To train using a GPU, add the
--cuda
flag:python train.py --run-name "my_run" --cuda
-
Monitor Training Progress: You can monitor the training progress by viewing the videos in the
videos
folder or by looking at the graphs in TensorBoard:tensorboard --logdir "logs"
This project implements a reinforcement learning agent using the Proximal Policy Optimization (PPO) algorithm, a popular method for continuous control tasks. The agent is designed to learn how to control a humanoid robot in a simulated environment.
- Agent: The core neural network model that outputs both policy (action probabilities) and value estimates.
- Environment: The Humanoid-v4 environment from the Gymnasium Mujoco suite, which provides a realistic physics simulation for testing control algorithms.
- Buffer: A class for storing trajectories (observations, actions, rewards, etc.) that the agent collects during interaction with the environment. This data is later used to calculate advantages and train the model.
- Training Script: The
train.py
script handles the training loop, including collecting data, updating the model, and logging results.

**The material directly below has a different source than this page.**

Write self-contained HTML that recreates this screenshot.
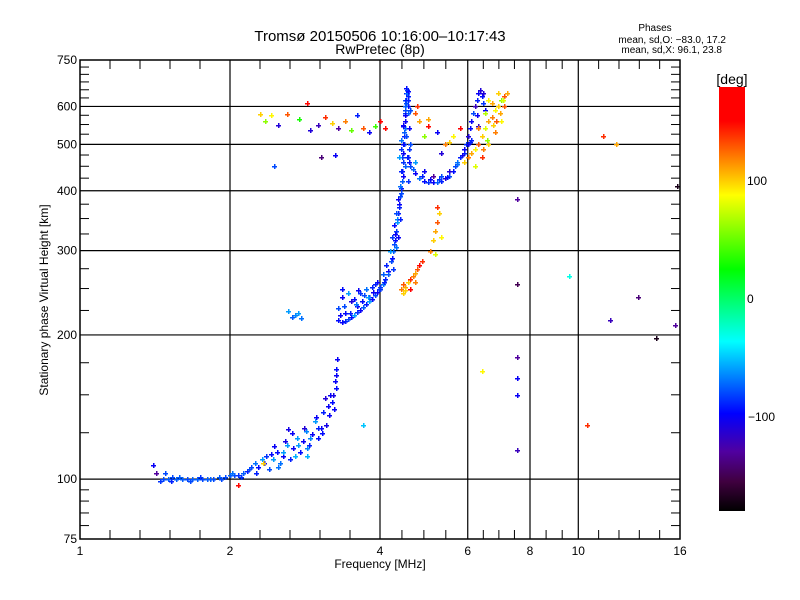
<!DOCTYPE html>
<html><head><meta charset="utf-8"><style>
body{margin:0;background:#fff;}
svg{display:block;font-family:"Liberation Sans",sans-serif;}
</style></head><body>
<svg id="chart" width="800" height="600" viewBox="0 0 800 600">
<defs>
<linearGradient id="cbar" x1="0" y1="0" x2="0" y2="1">
<stop offset="0" stop-color="#ff0000"/><stop offset="0.08" stop-color="#ff0000"/>
<stop offset="0.19" stop-color="#ffa000"/><stop offset="0.255" stop-color="#ffff00"/>
<stop offset="0.43" stop-color="#00ff00"/><stop offset="0.6" stop-color="#00ffff"/>
<stop offset="0.77" stop-color="#0000ff"/><stop offset="0.86" stop-color="#5000a0"/>
<stop offset="0.93" stop-color="#400040"/><stop offset="1" stop-color="#000000"/>
</linearGradient>
</defs>
<text x="380" y="41" font-size="15" text-anchor="middle">Tromsø 20150506 10:16:00–10:17:43</text>
<text x="380" y="54" font-size="14" text-anchor="middle">RwPretec (8p)</text>
<text x="655" y="31" font-size="10" text-anchor="middle">Phases</text>
<text x="726" y="43" font-size="10" text-anchor="end">mean, sd,O: −83.0, 17.2</text>
<text x="722" y="53" font-size="10" text-anchor="end">mean, sd,X:  96.1, 23.8</text>
<g id="grid"></g>
<g id="marks"></g>
<g id="axes"></g>
<text x="380" y="568" font-size="12" text-anchor="middle">Frequency [MHz]</text>
<text transform="translate(48,300) rotate(-90)" font-size="12" text-anchor="middle">Stationary phase Virtual Height [km]</text>
<rect x="719" y="87" width="26" height="424" fill="url(#cbar)"/>
<text x="732" y="84" font-size="14" text-anchor="middle">[deg]</text>
<g id="cbticks"></g>
</svg>
<script>
// axis tick data
const xMajor = [1,2,4,6,8,10,16];
const yMajor = [75,100,200,300,400,500,600,750];
const yMinor = [80,85,90,95,125,150,175,225,250,275,325,350,375,425,450,475,525,550,575,625,650,675,700,725];
const cbTicks = [100,0,-100];

// Series A: lower trace
const aF = [1.45,1.47,1.50,1.53,1.56,1.60,1.64,1.68,1.72,1.76,1.80,1.85,1.90,1.95,2.00,2.04,2.08,2.12,2.16,2.20,2.24,2.28,2.32,2.36,2.40,2.44,2.48,2.52,2.56,2.60,2.64,2.68,2.72,2.76,2.80,2.84,2.88,2.92,2.96,3.00,3.04,3.08,3.12,3.16,3.20,3.24,3.26,3.27,3.28,2.62,2.70,2.78,2.66,2.74,1.48,1.52,2.86,3.18];
const aH = [99,100,100,101,100,100,100,100,100,100,100,100,101,101,102,102,102,103,104,106,108,106,110,112,105,110,114,108,112,118,110,116,122,114,120,126,118,124,132,122,128,138,130,136,145,140,155,165,178,224,220,217,218,222,103,99,112,150];
const aP = [-85,-80,-75,-80,-75,-75,-80,-75,-75,-80,-75,-80,-75,-80,-75,-80,-85,-75,-90,-80,-70,-95,-60,-85,-80,-60,-95,-70,-100,-60,-90,-100,-60,-95,-100,-65,-90,-100,-60,-95,-100,-90,-105,-100,-95,-100,-95,-100,-100,-60,-65,-70,-75,-60,-80,-90,-55,-100];

// Series A2: extra spread around lower trace
const a2F = [1.58,1.66,1.74,1.82,1.92,2.02,2.10,2.18,2.26,2.34,2.42,2.50,2.58,2.66,2.74,2.82,2.90,2.98,3.06,3.14,3.22,2.55,2.70,2.85,3.00,3.10,3.25,3.26,2.45,2.62];
const a2H = [101,99,101,100,100,103,101,105,103,108,113,106,120,125,118,128,122,135,125,142,150,114,112,116,128,148,160,170,117,127];
const a2P = [-75,-80,-85,-75,-80,-70,-85,-80,-90,-100,-95,-70,-105,-100,-60,-110,-65,-100,-95,-100,-105,-60,-55,-65,-90,-110,-100,-95,-100,-105];

// Series B: F-layer O-mode trace
const bF = [3.30,3.35,3.40,3.45,3.50,3.55,3.60,3.65,3.70,3.75,3.80,3.85,3.90,3.95,4.00,4.05,4.10,4.15,4.20,4.25,4.28,4.30,4.32,4.34,4.36,4.38,4.40,4.42,4.43,4.44,4.45,4.46,4.47,4.48,4.48,4.49,4.50,4.50,4.51,4.52,
3.30,3.35,3.45,3.55,3.65,3.75,3.85,3.95,4.05,4.12,4.18,4.22,4.26,4.30,4.34,4.38,4.40,4.42,4.44,4.46,4.48,4.50,4.52,4.54,4.56,
4.56,4.58,4.60,4.58,4.56,4.55,4.54,4.52,3.40,3.60,3.80,4.00];
const bH = [215,213,214,216,218,220,223,226,229,232,235,238,242,246,250,255,262,272,285,300,315,330,345,360,375,390,405,420,440,460,480,500,520,540,560,580,600,620,640,655,
228,240,245,238,245,250,252,258,268,280,300,320,340,360,385,410,440,470,500,530,560,590,620,640,600,
420,460,500,540,580,620,650,520,222,230,240,252];
const bP = [-95,-100,-90,-80,-95,-60,-85,-100,-75,-90,-60,-95,-80,-100,-85,-70,-90,-100,-80,-75,-95,-85,-60,-90,-100,-80,-90,-75,-95,-85,-100,-80,-90,-70,-95,-85,-100,-80,-90,-95,
-80,-100,-60,-95,-85,-70,-90,-100,-75,-90,-60,-85,-95,-80,-100,-70,-90,-85,-95,-75,-100,-80,-90,-70,-95,
-85,-95,-80,-100,-75,-90,-85,-80,-95,-100,-90,-85];

// Series B2: extra thickening of F trace
const b2F = [3.32,3.38,3.48,3.58,3.68,3.78,3.88,3.98,4.08,4.16,4.22,4.26,4.29,4.33,4.37,4.41,4.45,4.49,4.53,4.57,4.40,4.44,4.48,4.52,4.56,4.36,4.40,4.45,4.50,4.55,4.60,4.38,4.34,4.30,4.24,3.36,3.50,3.62,3.72,3.90];
const b2H = [220,230,222,232,236,240,246,250,258,268,290,310,325,350,370,395,430,450,470,490,510,545,575,610,630,470,490,550,600,645,590,350,320,305,275,250,235,248,242,255];
const b2P = [-100,-80,-90,-70,-95,-60,-100,-85,-90,-75,-95,-80,-100,-65,-90,-80,-100,-75,-90,-85,-70,-95,-100,-80,-90,-60,-85,-100,-75,-95,-80,-90,-100,-70,-85,-95,-110,-100,-80,-90];

// Series C: X-mode hook (blue)
const cF = [4.55,4.60,4.70,4.80,4.90,5.00,5.10,5.20,5.30,5.40,5.50,5.60,5.70,5.80,5.90,5.95,6.00,6.05,6.10,6.15,6.20,6.25,6.30,6.35,6.40,6.45,6.50,4.7,4.9,5.1,5.3,5.5,5.7,5.9,6.1,6.3,4.65,4.85,5.05,5.25,5.45,5.65,5.85,6.05,6.25,6.45];
const cH = [470,450,435,425,420,418,417,418,420,425,430,440,455,470,480,500,520,540,560,580,600,620,640,650,630,610,590,460,440,430,430,440,460,490,510,545,445,430,424,424,428,450,475,505,575,640];
const cP = [-90,-80,-100,-70,-95,-85,-100,-75,-90,-110,-80,-95,-70,-100,-90,-85,-110,-95,-100,-80,-120,-90,-100,-110,-95,-85,-100,-60,-100,-130,-80,-110,-70,-100,-90,-120,-75,-90,-100,-85,-95,-80,-105,-90,-100,-110];

// Series D: X-mode upper (warm colours)
const dF = [5.9,6.0,6.1,6.2,6.3,6.4,6.5,6.6,6.7,6.8,6.9,7.0,7.1,7.2,6.2,6.4,6.6,6.8,7.0,6.5,6.7,6.9,7.1,5.8,6.0,6.3,6.6,6.55,6.75,6.95,7.05,6.85,6.45];
const dH = [460,470,480,490,500,520,540,560,570,590,600,620,630,640,450,470,500,530,560,580,610,640,600,470,500,540,620,510,550,580,620,560,490];
const dP = [100,120,110,90,130,100,80,110,120,90,100,60,130,110,80,140,100,120,90,70,110,100,130,-90,-100,120,90,60,100,110,80,130,120];

// Series E: scattered top band
const eF = [2.3,2.35,2.42,2.5,2.6,2.75,2.85,3.0,3.1,3.2,3.3,3.4,3.5,3.6,3.7,3.8,3.9,4.0,4.1,3.05,3.25,2.45,2.9,4.7,4.8,4.9,5.0,5.2,5.4,5.6,5.8,5.0,5.3,4.75,5.5];
const eH = [578,560,575,548,578,565,610,550,570,555,540,560,535,575,540,530,545,560,540,470,475,450,535,580,560,520,545,530,500,520,540,565,480,600,505];
const eP = [100,60,90,-110,130,30,150,-120,140,100,-130,120,50,-90,130,-100,40,170,150,-140,-100,-80,-110,130,110,60,150,-100,120,90,170,110,-110,140,100];

// Series F: orange cluster
const fF = [4.40,4.45,4.50,4.55,4.60,4.65,4.70,4.75,4.80,4.85,4.50,4.60,4.70,4.45];
const fH = [250,255,252,258,262,266,270,275,280,285,248,250,258,245];
const fP = [120,130,110,100,140,120,110,130,150,140,100,170,120,100];

// Series G: yellow strip
const gF = [5.05,5.10,5.15,5.20,5.25,5.30,5.20,5.15];
const gH = [300,315,330,345,360,320,370,295];
const gP = [120,100,110,130,100,90,140,80];

// Series H: isolated points
const hF = [7.55,7.55,7.55,7.55,7.55,7.55,6.4,9.6,11.2,11.9,11.6,13.2,14.3,15.6,15.8,10.4,3.7,2.33,2.08,1.4,1.42];
const hH = [385,255,180,163,150,115,168,265,520,500,215,240,197,210,410,130,130,108,97,107,103];
const hP = [-130,-150,-130,-100,-100,-120,90,-30,140,110,-120,-140,-170,-130,-170,140,-50,100,150,-100,-130];

const X0=80, X1=680, Y0=539, Y1=60;
const fmin=1, fmax=16, hmin=75, hmax=750;
function xs(f){return X0+(X1-X0)*Math.log(f/fmin)/Math.log(fmax/fmin);}
function ys(h){return Y0-(Y0-Y1)*Math.log(h/hmin)/Math.log(hmax/hmin);}
const stops=[[0,[255,0,0]],[0.08,[255,0,0]],[0.19,[255,160,0]],[0.255,[255,255,0]],[0.43,[0,255,0]],[0.6,[0,255,255]],[0.77,[0,0,255]],[0.86,[80,0,160]],[0.93,[64,0,64]],[1,[0,0,0]]];
function col(p){
  let t=(180-p)/360; t=Math.max(0,Math.min(1,t));
  for(let i=1;i<stops.length;i++){
    if(t<=stops[i][0]){
      const a=stops[i-1],b=stops[i];const u=(t-a[0])/(b[0]-a[0]||1);
      const c=a[1].map((v,k)=>Math.round(v+(b[1][k]-v)*u));
      return 'rgb('+c.join(',')+')';
    }
  }
  return '#000';
}
const NS='http://www.w3.org/2000/svg';
function mk(tag,attrs,parent){const e=document.createElementNS(NS,tag);for(const k in attrs)e.setAttribute(k,attrs[k]);parent.appendChild(e);return e;}

const grid=document.getElementById('grid');
const axes=document.getElementById('axes');
xMajor.slice(1,-1).forEach(f=>{
  const l=mk('line',{x1:xs(f),x2:xs(f),y1:Y1,y2:Y0,stroke:'#000','stroke-width':1.2},grid);
  
  
});
yMajor.slice(1,-1).forEach(h=>{
  const l=mk('line',{x1:X0,x2:X1,y1:ys(h),y2:ys(h),stroke:'#000','stroke-width':1.2},grid);
  
  
});
const fr=mk('rect',{x:X0,y:Y1,width:X1-X0,height:Y0-Y1,fill:'none',stroke:'#000','stroke-width':1.5},axes);


for(let i=0;i<xMajor.length-1;i++){
  const a=xs(xMajor[i]),b=xs(xMajor[i+1]);
  const n = (b-a)>100?5:(b-a)>55?4:(b-a)>45?3:5;
  for(let k=1;k<n;k++){
    const x=a+(b-a)*k/n;
    const t1=mk('line',{x1:x,x2:x,y1:Y0,y2:Y0-9,stroke:'#000'},axes);
    
    
    const t2=mk('line',{x1:x,x2:x,y1:Y1,y2:Y1+9,stroke:'#000'},axes);
    
    
  }
}
xMajor.forEach(f=>{
  const t=mk('text',{x:xs(f),y:555,'font-size':12,'text-anchor':'middle'},axes);
  t.textContent=f;
  
  
});
yMinor.forEach(h=>{
  const t1=mk('line',{x1:X0,x2:X0+9,y1:ys(h),y2:ys(h),stroke:'#000'},axes);
  
  
  const t2=mk('line',{x1:X1,x2:X1-9,y1:ys(h),y2:ys(h),stroke:'#000'},axes);
  
  
});
yMajor.forEach(h=>{
  const t=mk('text',{x:X0-3,y:ys(h)+4,'font-size':12,'text-anchor':'end'},axes);
  t.textContent=h;
  
  
});
const marks=document.getElementById('marks');
const series=[[aF,aH,aP,'trace-e-region'],[a2F,a2H,a2P,'trace-e-region-spread'],[bF,bH,bP,'trace-f-o-mode'],[b2F,b2H,b2P,'trace-f-o-mode-spread'],[cF,cH,cP,'trace-f-x-hook'],[dF,dH,dP,'trace-f-x-upper'],[eF,eH,eP,'scatter-top-band'],[fF,fH,fP,'cluster-orange'],[gF,gH,gP,'strip-yellow'],[hF,hH,hP,'isolated-point']];
series.forEach(s=>{
  const F=s[0],H=s[1],P=s[2];
  for(let i=0;i<F.length;i++){
    const x=Math.round(xs(F[i]))+0.5, y=Math.round(ys(H[i]))+0.5;
    const r = 2.5;
    const d='M'+(x-r)+' '+y+'h'+(2*r)+'M'+x+' '+(y-r)+'v'+(2*r);
    const p=mk('path',{d:d,stroke:col(P[i]),'stroke-width':1.5,fill:'none','shape-rendering':'crispEdges'},marks);
    
    
  }
});
const cb=document.getElementById('cbticks');
cbTicks.forEach(v=>{
  const y=87+424*(180-v)/360;
  const t=mk('text',{x:v<0?748:747,y:y+4,'font-size':12},cb);
  t.textContent=v<0?'−'+Math.abs(v):String(v);
  
  
});
</script>
</body></html>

You can customize the training by modifying the command-line arguments:
--n-envs
: Number of environments to run in parallel (default: 48).--n-epochs
: Number of epochs to train the model (default: 3000).--n-steps
: Number of steps per environment per epoch (default: 1024).--batch-size
: Batch size for training (default: 8192).--train-iters
: Number of training iterations per epoch (default: 20).
For example:
python train.py --run-name "experiment_1" --n-envs 64 --batch-size 4096 --train-iters 30 --cuda
All hyperparameters can be viewed either with python train.py --help
or by looking at the
parse_args() function in train.py
.
Here are the specifications of the system used for training:
- CPU: AMD Ryzen 9 5900X
- GPU: Nvidia RTX 3080 (12GB VRAM)
- RAM: 64GB DDR4
- OS: Windows 11
The training process took about 5 hours to complete 3000 epochs on the Humanoid-v4 environment.
The hyperparameters used for training are as follows:
param | value |
---|---|
run_name | baseline |
cuda | True |
env | Humanoid-v4 |
n_envs | 48 |
n_epochs | 3000 |
n_steps | 1024 |
batch_size | 8192 |
train_iters | 20 |
gamma | 0.995 |
gae_lambda | 0.98 |
clip_ratio | 0.1 |
ent_coef | 1e-05 |
vf_coef | 1.0 |
learning_rate | 0.0003 |
learning_rate_decay | 0.999 |
max_grad_norm | 1.0 |
reward_scale | 0.005 |
render_epoch | 50 |
save_epoch | 200 |
The following charts provide insights into the performance during training:
-
As seen in the chart, the agent's average reward is still increasing after 3000 epochs, indicating that the agent has not yet reached its full potential and could benefit from further training.
-
In the chart above, the value loss first increases and then decreases until it plateaus after 100M steps. This behavior is expected as the agent first explores the environment and then learns to predict the value of states more accurately.